= Appearance (law) =

In law, an appearance (from Latin apparere, to appear) occurs when a party to a lawsuit physically appears in court, or to a formal act through which a defendant submits to the jurisdiction of the court in which the lawsuit is pending.

== History ==

Prior to the Woolf Reforms and the introduction of the Civil Procedure Rules, the defendant in an action in the High Court of England entered his appearance to the writ of summons by delivering, either at the central office of the Supreme Court, or a district registry, a written memorandum either giving his solicitor's name or stating that he defends in person. He would also have to give notice to the plaintiff of his appearance, which ought, according to the time limited by the writ, to have been within eight days after service; a defendant could, however, have appeared any time before judgment. The Rules of the Supreme Court, orders xii. and xiii., regulated the procedure with respect to the entering of an appearance, the giving of notice, the limit of time, the setting aside and the general effect of default of appearance.

==Forms==

An appearance may occur when a party physically appears in a court proceeding, or through the filing of a written document with the court. Failure to appear in a timely manner may result in the entry of a default against the non-appearing party. By default, a party's appearance in a court proceeding is unconditional. The effect is to acknowledge the court's jurisdiction over the party who has made the appearance, and to waive any irregularity in service or commencement of proceedings.

In order to avoid conceding jurisdiction, waiving irregularities, or both, a party may file a conditional appearance. A conditional appearance has two primary forms, the limited appearance, which disputes liability to the limited extent of identified property, and the special appearance, which allows a defendant to dispute the personal jurisdiction of the court over the defendant so as to avoid default while the defendant seeks the dismissal of the action. A conditional appearance may be both conditional and special.

===Limited appearance===
A limited appearance is a term used in the United States law of civil procedure to describe a civil defendant's appearance in a quasi in rem action in the court of another state to dispute liability to the limited extent of the value of the property seized by that court. This strategy allows the defendant to dispute only that amount seized, though this amount is less than the total amount in controversy, thus limiting his personal liability. Before the advent of this procedural device, a defendant faced the dilemma of either allowing his property to be seized with no defense and sold at sheriff's sale to partially satisfy the claim against him or, on the other hand, to appear in court to dispute the claim but in the process expose himself to the full in personam jurisdiction of the court and therefore the entire amount in controversy.

===Special appearance===
A special appearance is a term used in the American law of civil procedure to describe a civil defendant's appearance in the court of another state solely to dispute the personal jurisdiction of the court over that defendant. Prior to the advent of this procedure, defendants had to either appear in the other state's court to defend the case on the merits, or not show up in court at all, and then mount a collateral attack on any judgment rendered against them, when the plaintiff came to the defendant's state to collect on the judgment. In a legal catch-22, if the defendant appeared solely to contest jurisdiction, the court would then be permitted to assert jurisdiction based on the defendant's presence.

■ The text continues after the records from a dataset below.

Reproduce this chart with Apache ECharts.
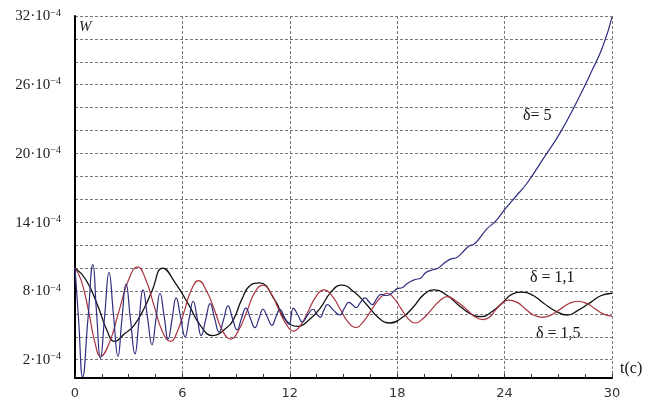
<!DOCTYPE html>
<html>
<head>
<meta charset="utf-8">
<script src="https://cdn.jsdelivr.net/npm/echarts@6/dist/echarts.min.js"></script>
<style>
html,body{margin:0;padding:0;background:#fff;}
#chart{width:646px;height:402px;}
</style>
</head>
<body>
<div id="chart"></div>
<script>
// x-axis ticks (t, c) and y-axis tick labels / grid values (W, ×10^-4)
const xTicks = [0, 6, 12, 18, 24, 30];
const yLabelValues = [2, 8, 14, 20, 26, 32];
const yGridValues = [2, 4, 6, 8, 10, 12, 14, 16, 18, 20, 22, 24, 26, 28, 30, 32];

// δ = 1,1 (black): [t, W·10^4]
const dataD11 = [
  [0, 10.0], [0.6, 9.0], [1.25, 6.8], [1.8, 4.5], [2.2, 3.6], [2.8, 4.3], [3.3, 5.0], [3.9, 6.6], [4.3, 8.0], [4.9, 10.0],
  [5.6, 8.7], [6.35, 6.8], [7.0, 5.0], [7.7, 4.1], [8.4, 4.7], [8.85, 5.5], [9.3, 7.2], [9.8, 8.5], [10.3, 8.7],
  [11.2, 7.1], [11.7, 5.6], [12.45, 4.9], [13.1, 5.5], [13.7, 6.5], [14.3, 7.9], [14.9, 8.5], [15.6, 7.9], [16.3, 6.8],
  [17.0, 5.6], [17.6, 5.2], [18.3, 5.7], [18.9, 6.6], [19.5, 7.7], [20.1, 8.1], [20.8, 7.6], [21.4, 6.8], [22.1, 6.0],
  [22.7, 5.75], [23.3, 6.2], [23.9, 7.0], [24.4, 7.7], [25.0, 7.9], [25.6, 7.6], [26.2, 6.9], [26.9, 6.2], [27.5, 5.9],
  [28.1, 6.3], [28.8, 7.0], [29.4, 7.6], [30, 7.8]
];

// δ = 1,5 (red)
const dataD15 = [
  [0, 10.0], [0.35, 8.9], [0.75, 6.3], [1.1, 3.6], [1.43, 2.3], [1.9, 3.4], [2.45, 6.2], [3.0, 9.0], [3.5, 10.1],
  [3.95, 9.0], [4.4, 6.8], [4.9, 4.4], [5.35, 3.6], [5.7, 4.4], [6.1, 6.2], [6.5, 8.1], [6.9, 8.9], [7.35, 8.0],
  [7.8, 6.3], [8.25, 4.5], [8.7, 3.8], [9.15, 4.6], [9.6, 6.2], [10.05, 7.9], [10.5, 8.5], [10.95, 7.8], [11.35, 6.5],
  [11.8, 5.1], [12.2, 4.5], [12.6, 5.0], [13.05, 6.3], [13.5, 7.6], [13.9, 8.1], [14.35, 7.6], [14.8, 6.45], [15.25, 5.3],
  [15.7, 4.8], [16.1, 5.3], [16.55, 6.3], [17.0, 7.3], [17.45, 7.8], [17.8, 7.4], [18.2, 6.5], [18.6, 5.6], [19.0, 5.2],
  [19.45, 5.6], [19.9, 6.35], [20.35, 7.1], [20.8, 7.5], [21.3, 7.1], [21.8, 6.5], [22.3, 5.8], [22.8, 5.5], [23.15, 5.7],
  [23.5, 6.35], [23.85, 6.9], [24.2, 7.2], [24.7, 7.0], [25.15, 6.45], [25.6, 5.9], [26.1, 5.7], [26.6, 5.9], [27.1, 6.4],
  [27.6, 6.9], [28.1, 7.1], [28.6, 6.9], [29.05, 6.45], [29.5, 6.0], [30, 5.8]
];

// δ = 5 (blue)
const dataD5 = [
  [0, 10.0], [0.2, 5.5], [0.43, 0.5], [0.72, 5.5], [1.0, 10.3], [1.2, 6.2], [1.42, 2.1], [1.66, 5.9], [1.9, 9.6],
  [2.15, 5.9], [2.4, 2.3], [2.62, 5.5], [2.85, 8.6], [3.1, 5.5], [3.35, 2.5], [3.57, 5.3], [3.8, 8.1], [4.05, 5.7],
  [4.3, 3.3], [4.52, 5.5], [4.75, 7.8], [4.98, 5.8], [5.2, 3.8], [5.43, 5.6], [5.65, 7.4], [5.9, 5.7], [6.15, 4.0],
  [6.38, 5.6], [6.6, 7.1], [6.83, 5.6], [7.05, 4.1], [7.3, 5.5], [7.55, 6.9], [7.8, 5.6], [8.05, 4.4], [8.3, 5.5],
  [8.55, 6.7], [8.8, 5.6], [9.05, 4.6], [9.3, 5.6], [9.55, 6.5], [9.8, 5.6], [10.05, 4.8], [10.28, 5.6], [10.5, 6.4],
  [10.75, 5.7], [11.0, 5.0], [11.22, 5.7], [11.45, 6.4], [11.7, 5.7], [11.95, 5.1], [12.2, 6.5], [12.45, 5.9],
  [12.7, 5.3], [13.0, 5.9], [13.3, 6.4], [13.5, 6.0], [13.7, 5.7], [13.9, 6.3], [14.1, 6.8], [14.45, 6.3], [14.8, 5.9],
  [15.05, 6.5], [15.3, 7.0], [15.5, 6.8], [15.7, 6.55], [15.95, 7.0], [16.2, 7.4], [16.4, 7.1], [16.6, 6.8], [16.85, 7.3],
  [17.1, 7.7], [17.4, 7.6], [17.7, 7.8], [18.0, 8.2], [18.3, 8.3], [18.6, 8.7], [19.0, 9.0], [19.3, 9.1], [19.6, 9.6],
  [20.0, 9.85], [20.3, 10.0], [20.6, 10.4], [21.0, 10.8], [21.3, 10.9], [21.6, 11.3], [22.0, 11.9], [22.3, 12.1],
  [22.6, 12.6], [23.0, 13.4], [23.5, 14.1], [24.0, 15.1], [24.6, 16.2], [25.25, 17.4], [26.1, 19.4], [27.1, 21.8],
  [28.0, 24.4], [28.9, 27.3], [29.5, 29.4], [30, 31.9]
];

const chart = echarts.init(document.getElementById('chart'), null, {renderer: 'canvas'});

const serif = '"Liberation Serif", "DejaVu Serif", serif';
const gridLine = {show: true, lineStyle: {color: '#777', type: [3, 2], width: 1}};

chart.setOption({
  animation: false,
  backgroundColor: '#fff',
  grid: {left: 75, right: 34, top: 16, bottom: 24, containLabel: false},
  xAxis: {
    type: 'value', min: 0, max: 30, interval: 6,
    axisLine: {show: true, onZero: false, lineStyle: {color: '#000', width: 2}},
    axisTick: {show: true, inside: true, length: 4, lineStyle: {color: '#333'}},
    minorTick: {show: true, splitNumber: 4, length: 4, lineStyle: {color: '#333'}},
    axisLabel: {
      color: '#333', fontFamily: '"DejaVu Sans", sans-serif', fontSize: 13, margin: 9,
      formatter: v => (xTicks.indexOf(Math.round(v)) >= 0 ? String(Math.round(v)) : '')
    },
    splitLine: gridLine
  },
  yAxis: {
    type: 'value', min: 0.4, max: 32,
    axisLine: {show: true, onZero: false, lineStyle: {color: '#000', width: 2}},
    axisTick: {show: false, customValues: yGridValues},
    axisLabel: {
      margin: 14,
      customValues: yLabelValues,
      formatter: v => '{a|' + Math.round(v) + '·10}{s|−4}',
      rich: {
        a: {fontFamily: serif, fontSize: 15, color: '#222', verticalAlign: 'bottom', lineHeight: 16},
        s: {fontFamily: serif, fontSize: 10, color: '#222', verticalAlign: 'top', lineHeight: 16, padding: [0, 0, 8, 0]}
      }
    },
    splitLine: gridLine
  },
  series: [
    {name: 'δ = 1,1', type: 'line', data: dataD11, smooth: true, showSymbol: false,
     lineStyle: {color: '#111', width: 1.3}, z: 3},
    {name: 'δ = 1,5', type: 'line', data: dataD15, smooth: true, showSymbol: false,
     lineStyle: {color: '#a8323e', width: 1.2}, z: 4},
    {name: 'δ = 5', type: 'line', data: dataD5, smooth: true, showSymbol: false,
     lineStyle: {color: '#2e2e80', width: 1.2}, z: 5}
  ],
  graphic: [
    {type: 'text', left: 79, top: 20, style: {text: 'W', font: 'italic 15px ' + serif, fill: '#222'}},
    {type: 'text', left: 523, top: 108, style: {text: 'δ= 5', font: '16px ' + serif, fill: '#111'}},
    {type: 'text', left: 530, top: 270, style: {text: 'δ = 1,1', font: '16px ' + serif, fill: '#111'}},
    {type: 'text', left: 536, top: 326, style: {text: 'δ = 1,5', font: '16px ' + serif, fill: '#111'}},
    {type: 'text', left: 620, top: 361, style: {text: 't(c)', font: '16px ' + serif, fill: '#111'}}
  ]
});
</script>
</body>
</html>
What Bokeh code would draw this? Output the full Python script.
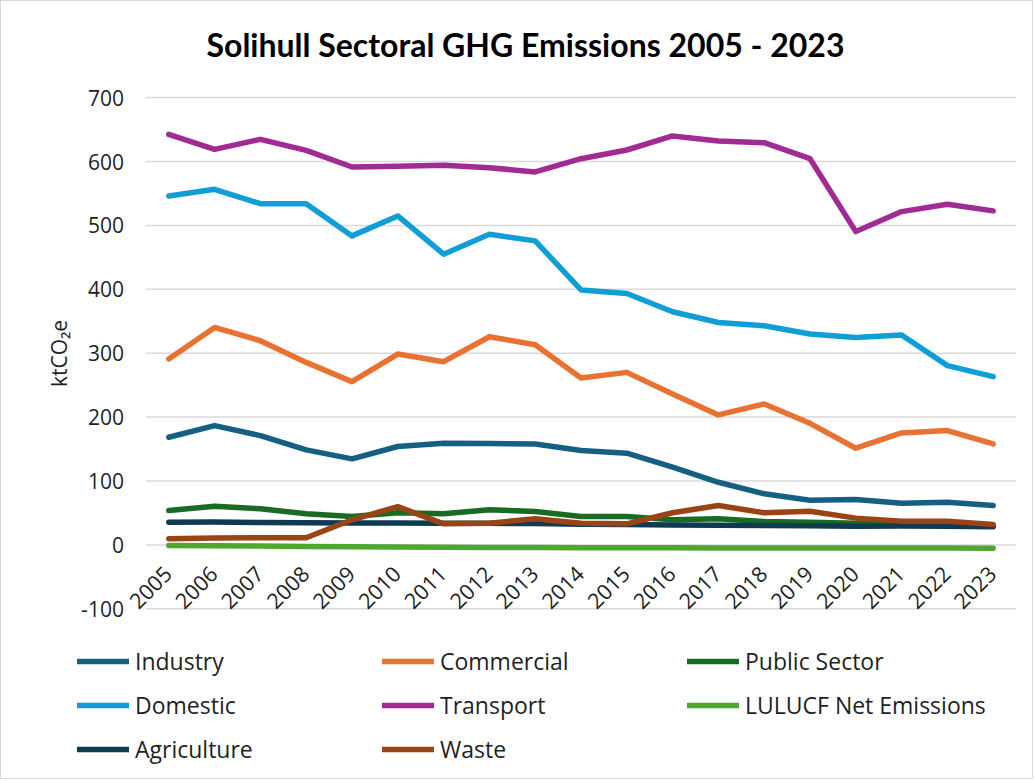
import math

from bokeh.core.properties import value
from bokeh.embed import file_html
from bokeh.models import ColumnDataSource, Label, Legend, LegendItem, Range1d
from bokeh.plotting import figure
from bokeh.resources import INLINE

# Annual sector emissions for Solihull, ktCO2e
years = list(range(2005, 2024))
year_labels = [str(y) for y in years]

industry = [168.5, 186.7, 171.0, 148.7, 134.6, 154.0, 159.0, 158.5, 158.0, 147.7,
            143.5, 121.6, 98.0, 80.0, 70.0, 71.0, 65.3, 66.9, 61.7]
commercial = [291.0, 340.3, 319.5, 285.6, 255.5, 298.7, 286.7, 325.8, 313.3, 261.3,
              270.0, 236.0, 203.4, 220.6, 190.3, 151.3, 175.3, 179.0, 158.0]
public_sector = [54.0, 60.6, 56.5, 48.7, 44.5, 50.3, 48.7, 55.0, 52.3, 44.5,
                 44.5, 39.3, 41.0, 36.7, 35.6, 34.0, 33.0, 33.0, 30.5]
domestic = [546.0, 556.5, 534.0, 534.0, 483.6, 514.8, 455.0, 486.0, 475.8, 399.0,
            393.4, 364.8, 348.0, 343.0, 330.0, 324.7, 328.4, 280.5, 263.3]
transport = [642.5, 619.0, 634.7, 617.5, 591.4, 592.5, 594.0, 590.3, 583.6, 604.4,
             618.0, 640.0, 632.0, 629.4, 604.4, 490.3, 521.6, 533.0, 522.7]
lulucf = [-0.8, -1.4, -1.9, -2.4, -2.9, -3.4, -3.7, -3.9, -4.1, -4.3,
          -4.5, -4.6, -4.7, -4.8, -4.9, -4.9, -5.0, -5.0, -5.1]
agriculture = [35.6, 35.9, 34.9, 34.5, 34.2, 34.3, 33.9, 33.8, 33.5, 32.4,
               31.8, 31.2, 30.9, 30.2, 29.8, 29.3, 29.5, 29.1, 28.4]
waste = [9.7, 10.7, 11.2, 11.2, 39.3, 60.0, 33.0, 34.0, 41.0, 34.0,
         33.0, 50.3, 61.7, 50.3, 52.8, 41.9, 37.2, 37.2, 32.0]

series_names = ["Industry", "Commercial", "Public Sector", "Domestic", "Transport",
                "LULUCF Net Emissions", "Agriculture", "Waste"]
series_values = [industry, commercial, public_sector, domestic, transport,
                 lulucf, agriculture, waste]
series_colors = ["#156082", "#E97132", "#196B24", "#0F9ED5", "#A02B93",
                 "#4EA72E", "#0E3A52", "#9A4416"]

y_ticks = [-100, 0, 100, 200, 300, 400, 500, 600, 700]
y_tick_labels = [str(t) for t in y_ticks]

FONT = "Open Sans"
TEXT_COLOR = "#1f1f1f"

# Canvas size and where the plotting area sits on it (pixels from top-left).
# The frame spans the whole canvas so the legend and slanted year labels
# can sit outside the gridded area without being clipped.
W, H = 1033, 779
AREA_LEFT, AREA_RIGHT, AREA_TOP, AREA_BOTTOM = 144.4, 1014.6, 96.1, 607.3

x0, x1 = years[0] - 0.5, years[-1] + 0.5
y0, y1 = y_ticks[0], y_ticks[-1]
px_x = (AREA_RIGHT - AREA_LEFT) / (x1 - x0)
px_y = (AREA_BOTTOM - AREA_TOP) / (y1 - y0)
x_range = Range1d(x0 - AREA_LEFT / px_x, x1 + (W - AREA_RIGHT) / px_x)
y_range = Range1d(y0 - (H - AREA_BOTTOM) / px_y, y1 + AREA_TOP / px_y)

p = figure(
    width=W, height=H, title=None,
    output_backend="svg", toolbar_location=None,
    x_range=x_range, y_range=y_range,
    x_axis_type=None, y_axis_type=None,
    min_border_left=0, min_border_right=0, min_border_top=0, min_border_bottom=0,
    styles={"border": "1px solid #d9d9d9"},
)
p.outline_line_color = None
p.background_fill_color = "white"
p.border_fill_color = "white"

# Horizontal gridlines across the plotting area
grid_src = ColumnDataSource(data=dict(y=y_ticks, label=y_tick_labels))
p.segment(x0=x0, x1=x1, y0="y", y1="y", source=grid_src,
          line_color="#d9d9d9", line_width=1.5)

# Value axis labels
p.text(x=x0, y="y", text="label", source=grid_src, x_offset=-22,
       text_align="right", text_baseline="middle",
       text_font=value(FONT), text_font_size="21px", text_color=TEXT_COLOR)

# Year labels hang just under the zero line, slanted
label_src = ColumnDataSource(data=dict(x=years, text=year_labels))
p.text(x="x", y=0, text="text", source=label_src, angle=math.pi / 4,
       text_align="right", text_baseline="middle", x_offset=-1, y_offset=25,
       text_font=value(FONT), text_font_size="21.5px", text_color=TEXT_COLOR)

items = []
for name, vals, color in zip(series_names, series_values, series_colors):
    src = ColumnDataSource(data=dict(x=years, y=vals))
    r = p.line(x="x", y="y", source=src, line_color=color, line_width=5.5,
               line_join="round", line_cap="round")
    items.append(LegendItem(label=name, renderers=[r]))

title = Label(x=524, y=H - 43, x_units="screen", y_units="screen",
              text="Solihull Sectoral GHG Emissions 2005 - 2023",
              text_font="Lato", text_font_style="bold", text_font_size="32px",
              text_color="#000000", text_align="center", text_baseline="middle")
p.add_layout(title)

y_title = Label(x=57, y=H - 352, x_units="screen", y_units="screen",
                text="ktCO₂e", angle=math.pi / 2,
                text_font=FONT, text_font_size="21px", text_color=TEXT_COLOR,
                text_align="center", text_baseline="middle")
p.add_layout(y_title)

legend = Legend(
    items=items, location=(76, 15), orientation="horizontal", ncols=3,
    label_text_font=FONT, label_text_font_size="23px", label_text_color=TEXT_COLOR,
    glyph_width=52, glyph_height=26, label_height=26, label_standoff=6,
    label_width=235, spacing=12, padding=0, margin=0,
    border_line_color=None, background_fill_alpha=0,
)
p.add_layout(legend)

open("out.html", "w").write(file_html(p, INLINE))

In response to the apparent inequity presented by this situation, most states have passed statutes permitting the defendant to make a special appearance in the courts of the state to contest jurisdiction, without further subjecting themselves to the jurisdiction of the court. The equivalent of such an appearance is possible in U.S. federal courts, for the defendant may make a motion to dismiss for lack of personal jurisdiction.

Beginning in the late 1990s, adherents of the sovereign citizen's movement have attempted to use the special appearance to question the jurisdiction and competence of courts where the point is moot. The most prevalent use of the special appearance is in any criminal court, as special appearances are only recognized in the civil rules of procedure and the civil courts. Thus, the term special appearance has no meaning in the context of a criminal court, as anyone committing, or having been indicted for or charged with committing or otherwise alleged to have committed a criminal offense are de jure within the jurisdiction of the criminal courts, whatever their residence or national citizenship.